Z = 1.0  # Takeoff altitude.


def main():

    # Crazyswarm's inner parser must add help to get all params.
    parser = argparse.ArgumentParser(add_help=False)

    group = parser.add_argument_group("Collision avoidance", "")
    group.add_argument(
        "--noavoid",
        help="Disable collision avoidance.",
        action="store_true"
    )
    group.add_argument(
        "--assign",
        help=("Use optimal start-goal assignment instead of random assignment."),
        action="store_true"
    )
    group.add_argument(
        "--loops",
        type=int,
        default=1,
        help="Repeat the experiment this many times, without resetting start positions.",
    )
    args, unknown = parser.parse_known_args()

    if args.assign:
        duration = 3.0
    else:
        duration = 10.0

    # Construct the Crazyswarm objects.
    rows, cols = 3, 5
    N = rows * cols
    crazyflies_yaml = util.grid_yaml(rows, cols, spacing=0.5)
    swarm = pycrazyswarm.Crazyswarm(crazyflies_yaml=crazyflies_yaml, parent_parser=parser)
    timeHelper = swarm.timeHelper
    cfs = swarm.allcfs.crazyflies

    # Tell the visualizer to draw collision volume ellipsoids. Ellipsoids
    # change from green to red when a collision occurs. Make the radii slightly
    # smaller than the radii used for the collision avoidance algorithm as a
    # fudge factor.
    #
    # To show collisions on purpose, use --noavoid without --assign.
    xy_radius = 0.125
    radii = 1.0 * xy_radius * np.array([1.0, 1.0, 3.0])
    timeHelper.visualizer.showEllipsoids(0.95 * radii)
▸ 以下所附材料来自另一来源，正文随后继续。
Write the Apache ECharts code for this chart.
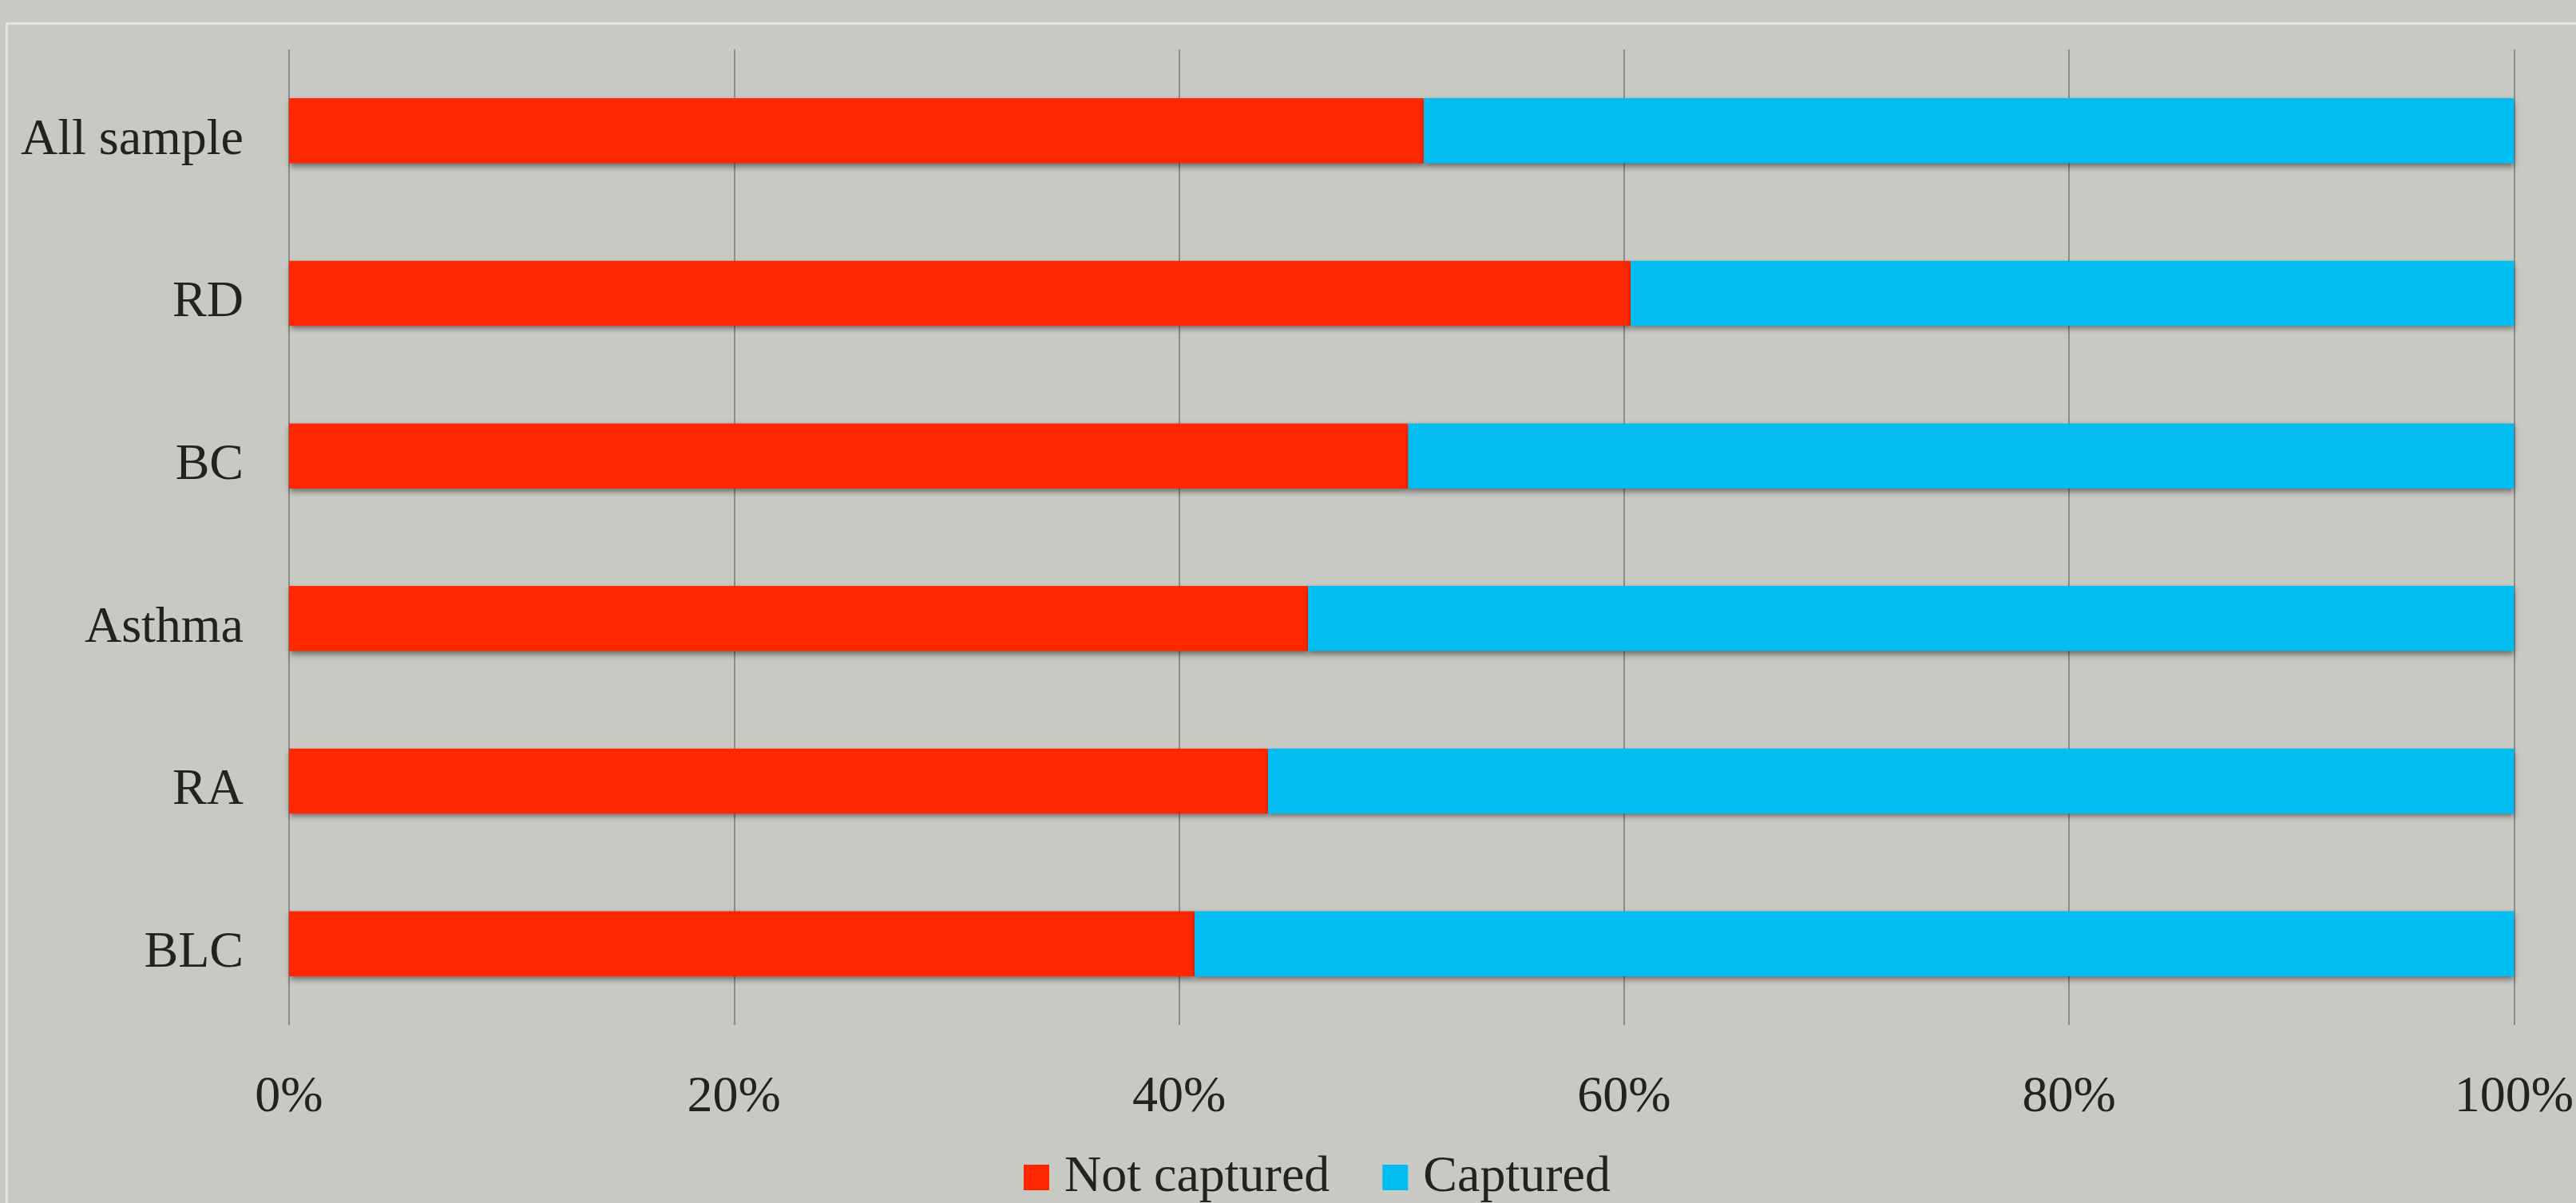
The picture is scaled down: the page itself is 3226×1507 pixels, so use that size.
<!DOCTYPE html>
<html>
<head>
<meta charset="utf-8">
<script src="https://cdn.jsdelivr.net/npm/echarts@6/dist/echarts.min.js"></script>
<style>
  html, body { margin: 0; padding: 0; background: #c9c9c4; }
  #chart { width: 3226px; height: 1507px; }
</style>
</head>
<body>
<div id="chart"></div>
<script>
const categories = ['All sample', 'RD', 'BC', 'Asthma', 'RA', 'BLC'];
const notCaptured = [51.0, 60.3, 50.3, 45.8, 44.0, 40.7];
const captured = [49.0, 39.7, 49.7, 54.2, 56.0, 59.3];
const xTicks = [0, 20, 40, 60, 80, 100];
const seriesNames = ['Not captured', 'Captured'];

const FONT = "'Liberation Serif', 'Times New Roman', serif";
const TXT = '#222222';
const shadow = { shadowColor: 'rgba(0,0,0,0.45)', shadowBlur: 7, shadowOffsetY: 4, shadowOffsetX: 1 };

const chart = echarts.init(document.getElementById('chart'));
chart.setOption({
  backgroundColor: '#c9c9c4',
  animation: false,
  graphic: [{
    type: 'rect', left: 6, top: 27, z: -1,
    shape: { width: 3300, height: 1600 },
    style: { fill: 'none', stroke: '#e3e3df', lineWidth: 3 }
  }],
  grid: { left: 362, right: 76, top: 62, bottom: 223, containLabel: false },
  legend: {
    left: 1277, top: 1438,
    itemWidth: 32, itemHeight: 32, itemGap: 66,
    icon: 'rect',
    data: seriesNames,
    textStyle: { fontFamily: FONT, fontSize: 64, color: TXT, padding: [0, 0, 0, 14] }
  },
  xAxis: {
    type: 'value', min: xTicks[0], max: xTicks[xTicks.length - 1], interval: 20,
    axisLine: { show: false }, axisTick: { show: false },
    splitLine: { show: true, lineStyle: { color: '#8c8c8c', width: 2 } },
    axisLabel: { formatter: '{value}%', fontFamily: FONT, fontSize: 64, color: TXT, margin: 59 }
  },
  yAxis: {
    type: 'category', data: categories, inverse: true,
    axisLine: { show: false }, axisTick: { show: false },
    splitLine: { show: false },
    axisLabel: { fontFamily: FONT, fontSize: 64, color: TXT, margin: 57, verticalAlign: 'top', lineHeight: 24 }
  },
  series: [
    { name: seriesNames[0], type: 'bar', stack: 'total', data: notCaptured, barCategoryGap: '60%',
      itemStyle: Object.assign({ color: '#ff2700' }, shadow) },
    { name: seriesNames[1], type: 'bar', stack: 'total', data: captured, barCategoryGap: '60%',
      itemStyle: Object.assign({ color: '#02bdf2' }, shadow) }
  ]
});
</script>
</body>
</html>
    swarm.allcfs.takeoff(targetHeight=Z, duration=Z+1.0)
    timeHelper.sleep(Z + 2.0)

    if not args.noavoid:
        for i, cf in enumerate(cfs):
            others = cfs[:i] + cfs[(i+1):]
            cf.enableCollisionAvoidance(others, radii)

    for _ in range(args.loops):
        # Goals are randomly positioned in the XY plane, with some random
        # perturbations in Z. If we didn't add the perturbations, we'd get purely
        # 2D movement that doesn't take advantage of the free space in the Z axis
        # to reduce conflicts.
        #
        # A more robust solution would be to add some random bias direction to each
        # robot's reference direction, so it will have a preferred altitude when
        # far away from the goal, giving Z separation even when the starts and
        # goals are all coplanar.
        #
        # Minimum goal distance of 5*radius ensures that robots are never trying to
        # squeeze too tightly in between two other robots.
        #
        goals = util.poisson_disk_sample(N, dim=2, mindist=5*xy_radius)
        goals_z = Z * np.ones(N) + 0.2 * np.random.uniform(-1.0, 1.0, size=N)
        goals = np.hstack([goals, goals_z[:,None]])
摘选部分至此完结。